Retrieval Augmented Generation
Retrieval-Augmented Generation (RAG) is an AI pattern that combines information retrieval with text generation to produce more accurate, contextually relevant, and up-to-date responses. Unlike standard Large Language Models (LLMs) that rely solely on their training data, RAG augments them with an external knowledge source—such as a database, vector store, or document repository—at query time. This ensures responses are grounded in factual, current, and domain-specific information.
Usefulness of RAG
- Improved Accuracy – Reduces hallucinations by grounding outputs in real documents.
- Domain Adaptability – Allows LLMs to work with organization-specific or proprietary knowledge without retraining.
- Freshness – Incorporates recent data without the need to re-train models.
- Explainability – Provides references to source documents for transparency.
- Efficiency – Eliminates the need to fine-tune large models for small updates.
Core Concepts (at a glance)
- Documents & Chunking - Long documents are split into chunks (e.g., 800–1,000 characters with 100–200 overlap) to improve recall and ranking.
- Embeddings - Text is converted to high-dimensional vectors; similar meanings imply nearby vectors.

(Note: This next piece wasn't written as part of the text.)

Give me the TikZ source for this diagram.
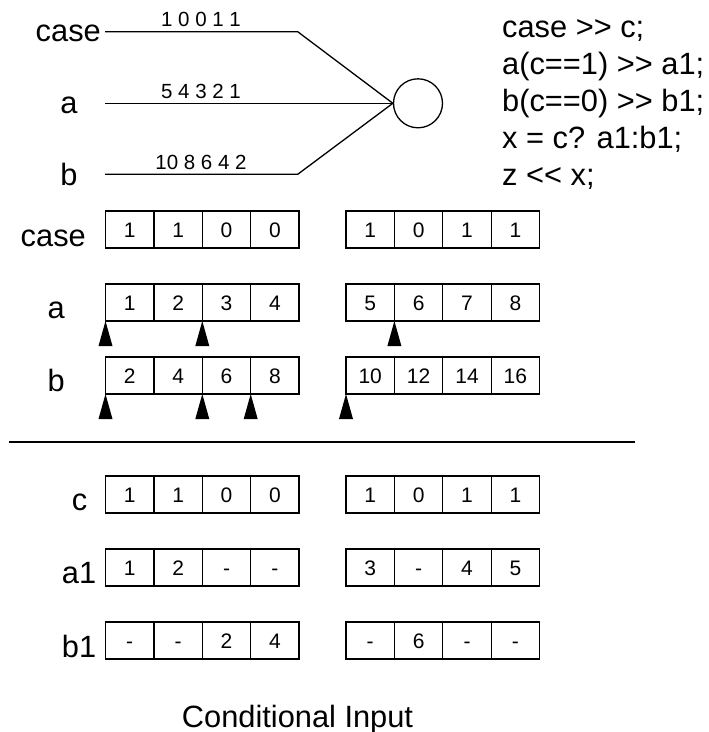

- Vector Store - A database that stores embeddings and supports fast similarity search.
- Retriever - Given a user query (also embedded), finds the top-k most similar chunks.
- Prompt Construction - Retrieved chunks + instructions form the LLM prompt.
- Generation & Citation - LLM produces an answer and (ideally) references the retrieved sources.
RAG extension in AI Cloud
The RAG Extension brings retrieval directly into your Altair AI Cloud workflows. It lets you connect LLM-powered operators to external knowledge with minimal glue code.
Vector Stores
- Supported: Qdrant.
- Connection: Provide host/URL, port, API key, and TLS settings. Save as a reusable Connection in AI Cloud.
Embeddings
- Built-in models: Altair AI Cloud includes pre-built embedding models for common use cases.
- Custom models: You can register custom ONNX embedding models to meet domain or compliance needs.
The RAG extension provides different operators to create a collection, delete a collection, retrieve and insert data from the vector stores.
Operator | Purpose |
---|---|
Create Collection | Create a new collection (index) in Qdrant. |
Delete Collection | Drop an existing collection. |
Insert Documents | Upsert vectors + payloads into a collection. |
Retrieve Documents | Similarity search with configurable top-k and score threshold. |
Create Embeddings | Convert text columns (and queries) into vector columns. |
Examples
Ingestion workflow
To better understand how to build RAG pipelines, let’s run through an example workflow for inserting the data into a vector store. See the workflow example below:
-
Read source content.
Use Read Document to load a PDF (or other files) → a table/ExampleSet with a text column.
-
Chunk/Split (optional but recommended).
If your document is long, split text into chunks (size ~800–1,000 chars; overlap 100–200).
-
Embed.
Apply Create Embeddings on the text (or chunk) column using your selected embedding model to create an IOObject.
-
Insert.
Use Insert Documents to upsert vectors into the vector store.
Retrieval-and-Generation Workflow
-
Create the query.
Use Create ExampleSet with a single row/column query (e.g., “Summarize refund policy deadlines.”).
-
Embed the query.
Apply Create Embeddings using the same embedding model as indexing.
-
Retrieve.
Call Retrieve Documents on your collection. Configure the number of results (start with 5–8).
-
Prompt the LLM.
Use Prompt to compose the system/user instructions and inject retrieved chunks.